_Exercise directions_
Will you write out the data exactly, excluding every picture?

_Data provided_
——

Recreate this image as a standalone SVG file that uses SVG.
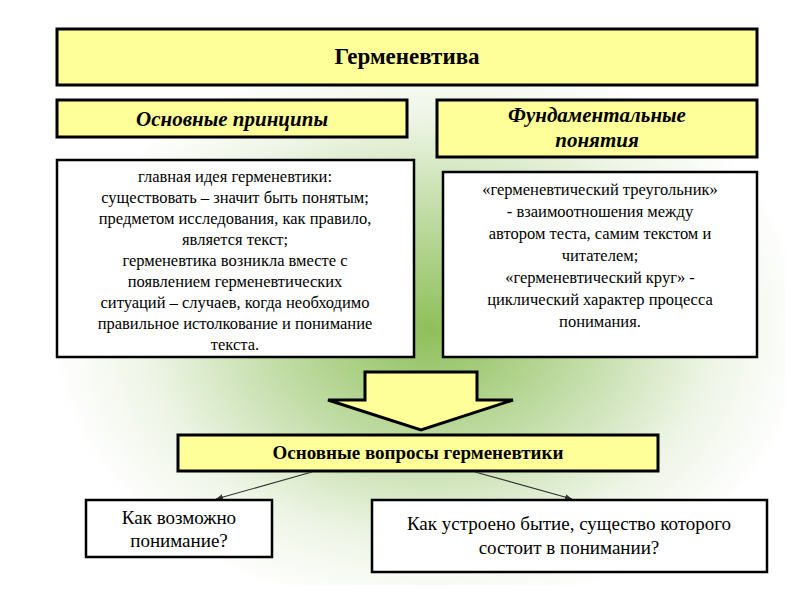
<svg xmlns="http://www.w3.org/2000/svg" width="800" height="600" viewBox="0 0 800 600" font-family="'Liberation Serif', 'DejaVu Serif', serif">
<defs>
<radialGradient id="bg" cx="430" cy="330" r="380" gradientUnits="userSpaceOnUse" gradientTransform="translate(430 330) scale(1 0.75) translate(-430 -330)">
<stop offset="0" stop-color="#8fbf5a"/>
<stop offset="0.35" stop-color="#b9d89a"/>
<stop offset="0.75" stop-color="#eef5e6"/>
<stop offset="1" stop-color="#ffffff"/>
</radialGradient>
<marker id="ah" markerWidth="8" markerHeight="8" refX="7" refY="4" orient="auto" markerUnits="userSpaceOnUse"><path d="M0,1 L7,4 L0,7 z" fill="#333"/></marker>
<style>
.y{fill:#ffff99;stroke:#000;stroke-width:3}
.w{fill:#fff;stroke:#000;stroke-width:2.5}
text{font-family:'Liberation Serif','DejaVu Serif',serif;fill:#000;text-anchor:middle}
.b{font-weight:bold}
.i{font-weight:bold;font-style:italic}
.s{font-size:16.5px}
</style>
</defs>
<rect width="800" height="600" fill="#fff"/>
<rect x="20" y="15" width="765" height="570" fill="url(#bg)"/>
<g id="title"><rect class="y" x="57" y="29" width="700" height="56"/><text class="b" x="407" y="64" font-size="23">Герменевтива</text></g>
<g id="principles"><rect class="y" x="57" y="100" width="350" height="37"/><text class="i" x="232" y="126" font-size="21">Основные принципы</text></g>
<g id="concepts"><rect class="y" x="437" y="100" width="320" height="57"/><text class="i" x="597" y="122" font-size="21">Фундаментальные</text><text class="i" x="597" y="147" font-size="21">понятия</text></g>
<g id="principles-text"><rect class="w" x="57" y="160" width="357" height="197"/>
<text class="s" x="235" y="182">главная идея герменевтики:</text>
<text class="s" x="235" y="203">существовать – значит быть понятым;</text>
<text class="s" x="235" y="224">предметом  исследования, как правило,</text>
<text class="s" x="235" y="245">является текст;</text>
<text class="s" x="235" y="266">герменевтика возникла вместе с</text>
<text class="s" x="235" y="287">появлением герменевтических</text>
<text class="s" x="235" y="308">ситуаций – случаев, когда необходимо</text>
<text class="s" x="235" y="329">правильное истолкование и понимание</text>
<text class="s" x="235" y="350">текста.</text></g>
<g id="concepts-text"><rect class="w" x="443" y="172" width="314" height="185"/>
<text class="s" x="600" y="195">«герменевтический треугольник»</text>
<text class="s" x="600" y="217">- взаимоотношения между</text>
<text class="s" x="600" y="239">автором теста, самим текстом и</text>
<text class="s" x="600" y="261">читателем;</text>
<text class="s" x="600" y="283">«герменевтический круг» -</text>
<text class="s" x="600" y="305">циклический характер процесса</text>
<text class="s" x="600" y="327">понимания.</text></g>
<g id="big-arrow"><path d="M365,372 H477 V400 H513 L421,430 L328,400 H365 Z" fill="#ffff99" stroke="#000" stroke-width="3"/></g>
<g id="questions"><rect class="y" x="178" y="435" width="480" height="36"/><text class="b" x="418" y="459" font-size="19">Основные вопросы герменевтики</text></g>
<g id="connectors" stroke="#333" stroke-width="1.2"><line x1="312" y1="472" x2="216" y2="499" marker-end="url(#ah)"/><line x1="475" y1="472" x2="572" y2="499" marker-end="url(#ah)"/></g>
<g id="q1"><rect class="w" x="86" y="500" width="186" height="57"/><text x="179" y="524" font-size="19">Как возможно</text><text x="179" y="547" font-size="19">понимание?</text></g>
<g id="q2"><rect class="w" x="372" y="500" width="395" height="72"/><text x="569" y="530" font-size="19">Как устроено бытие, существо которого</text><text x="569" y="554" font-size="19">состоит в понимании?</text></g>
</svg>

——

_Exercise solution_
Recreate this image as a standalone SVG file that uses SVG.
<svg xmlns="http://www.w3.org/2000/svg" width="800" height="600" viewBox="0 0 800 600" font-family="'Liberation Serif', 'DejaVu Serif', serif">
<defs>
<radialGradient id="bg" cx="430" cy="330" r="380" gradientUnits="userSpaceOnUse" gradientTransform="translate(430 330) scale(1 0.75) translate(-430 -330)">
<stop offset="0" stop-color="#8fbf5a"/>
<stop offset="0.35" stop-color="#b9d89a"/>
<stop offset="0.75" stop-color="#eef5e6"/>
<stop offset="1" stop-color="#ffffff"/>
</radialGradient>
<marker id="ah" markerWidth="8" markerHeight="8" refX="7" refY="4" orient="auto" markerUnits="userSpaceOnUse"><path d="M0,1 L7,4 L0,7 z" fill="#333"/></marker>
<style>
.y{fill:#ffff99;stroke:#000;stroke-width:3}
.w{fill:#fff;stroke:#000;stroke-width:2.5}
text{font-family:'Liberation Serif','DejaVu Serif',serif;fill:#000;text-anchor:middle}
.b{font-weight:bold}
.i{font-weight:bold;font-style:italic}
.s{font-size:16.5px}
</style>
</defs>
<rect width="800" height="600" fill="#fff"/>
<rect x="20" y="15" width="765" height="570" fill="url(#bg)"/>
<g id="title"><rect class="y" x="57" y="29" width="700" height="56"/><text class="b" x="407" y="64" font-size="23">Герменевтива</text></g>
<g id="principles"><rect class="y" x="57" y="100" width="350" height="37"/><text class="i" x="232" y="126" font-size="21">Основные принципы</text></g>
<g id="concepts"><rect class="y" x="437" y="100" width="320" height="57"/><text class="i" x="597" y="122" font-size="21">Фундаментальные</text><text class="i" x="597" y="147" font-size="21">понятия</text></g>
<g id="principles-text"><rect class="w" x="57" y="160" width="357" height="197"/>
<text class="s" x="235" y="182">главная идея герменевтики:</text>
<text class="s" x="235" y="203">существовать – значит быть понятым;</text>
<text class="s" x="235" y="224">предметом  исследования, как правило,</text>
<text class="s" x="235" y="245">является текст;</text>
<text class="s" x="235" y="266">герменевтика возникла вместе с</text>
<text class="s" x="235" y="287">появлением герменевтических</text>
<text class="s" x="235" y="308">ситуаций – случаев, когда необходимо</text>
<text class="s" x="235" y="329">правильное истолкование и понимание</text>
<text class="s" x="235" y="350">текста.</text></g>
<g id="concepts-text"><rect class="w" x="443" y="172" width="314" height="185"/>
<text class="s" x="600" y="195">«герменевтический треугольник»</text>
<text class="s" x="600" y="217">- взаимоотношения между</text>
<text class="s" x="600" y="239">автором теста, самим текстом и</text>
<text class="s" x="600" y="261">читателем;</text>
<text class="s" x="600" y="283">«герменевтический круг» -</text>
<text class="s" x="600" y="305">циклический характер процесса</text>
<text class="s" x="600" y="327">понимания.</text></g>
<g id="big-arrow"><path d="M365,372 H477 V400 H513 L421,430 L328,400 H365 Z" fill="#ffff99" stroke="#000" stroke-width="3"/></g>
<g id="questions"><rect class="y" x="178" y="435" width="480" height="36"/><text class="b" x="418" y="459" font-size="19">Основные вопросы герменевтики</text></g>
<g id="connectors" stroke="#333" stroke-width="1.2"><line x1="312" y1="472" x2="216" y2="499" marker-end="url(#ah)"/><line x1="475" y1="472" x2="572" y2="499" marker-end="url(#ah)"/></g>
<g id="q1"><rect class="w" x="86" y="500" width="186" height="57"/><text x="179" y="524" font-size="19">Как возможно</text><text x="179" y="547" font-size="19">понимание?</text></g>
<g id="q2"><rect class="w" x="372" y="500" width="395" height="72"/><text x="569" y="530" font-size="19">Как устроено бытие, существо которого</text><text x="569" y="554" font-size="19">состоит в понимании?</text></g>
</svg>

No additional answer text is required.